This So-Called Disease

by Walter S. Fisher III

They’ll be expecting something for sure, so I may as well get on with it. They advised me that they wouldn’t read it, but I understand that in all probability they will. I’m sure they will not be expecting this however. They’ll be expecting something childish, immature, something they would expect to come from some kid with no brains or ability at anything worthwhile. They’ve misjudged gravely in their falsely elevated state, the way they misjudge every kid with any real talent in this godforsaken school. It’ll be over before too long anyway. It escapes me at this very moment what exactly I mean by that.

As compared with the majority of children, I guess it could be argued that I am rather atypical. While the other boys are out playing hug the guy with the big ball, you’d find me spending my high time reading or playing guitar in my room or something else weird like that. I’d read all kinds of silly books alone in my room. No one bothered disturbing me at all really. Most of the time I would have the whole empty house to myself, with my Aunty Olivia out all the time dabbling in god knows what. My brother Earl would come to visit once in a blue moon. I liked him, despite him being a complete and utter nut case, but far be it for me to hold that against him, me of all people.

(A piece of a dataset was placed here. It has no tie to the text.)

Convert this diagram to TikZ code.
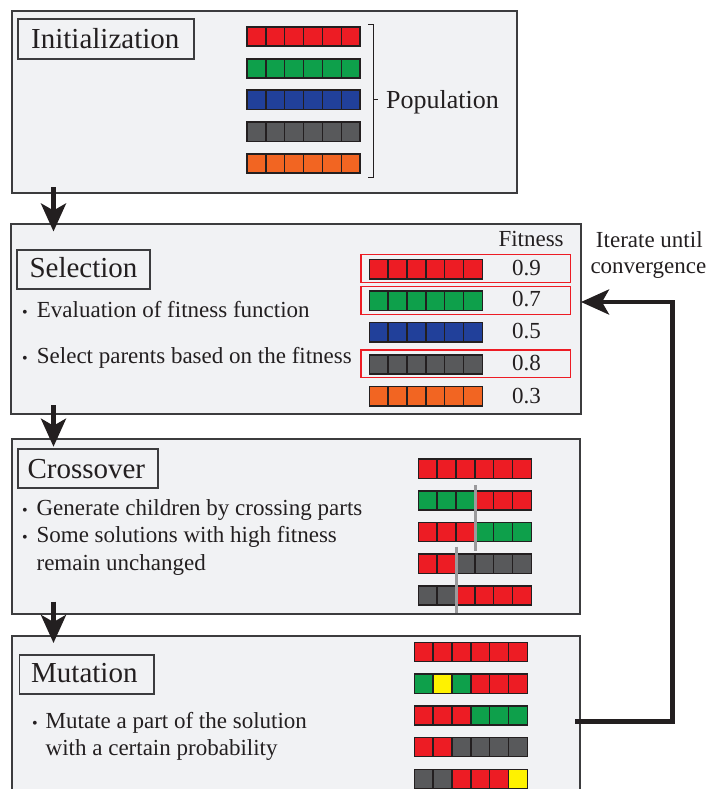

Well, just recently my feeble existence it seems has taken on a rather eccentric element. Some might argue that that is a vast understatement. None is as uncertain as to what the future holds as I am in these unsettling times. Perhaps Rev Gallantry is right in making me record all this craziness. Perhaps it may help in some strange way, for it seems that nothing else is helping much at all. The darkness is setting in, and I can feel it creeping up upon me, ready to engulf me into its eternal oblivion. Sounds depressing I know, but at times it can really get like that, the highs contrast so completely with those death-defying lows.

None of them can say what’s truly the matter with me, the expensive doctors, the kind-hearted musical therapists (the rapists), hungry for your soul, or even if there is anything really the matter with me at all. I can’t say myself really. I only have these perceptions and no one else’s, just as anyone else, and as such, as everyone, it becomes a matter of guesswork as to whether your own world view is in some way sub-standard to the rest of them. But perhaps that’s not it at all, levels of standards out the window. Sometimes I think that it is a mere case of compatibility. Though if what they say is even remotely correct, then how have I seen the things I’ve seen, the way things have been?

And yet another thing comes clear to me, that if they are indeed right, then they had better lock us all away quick smart, if preservation of their precious established system is in their high priorities. For it seems for those sitting upon the fence, that it is catching, this pestilence, this so called disease.

A generation, my generation, our generation, emerging upon the world.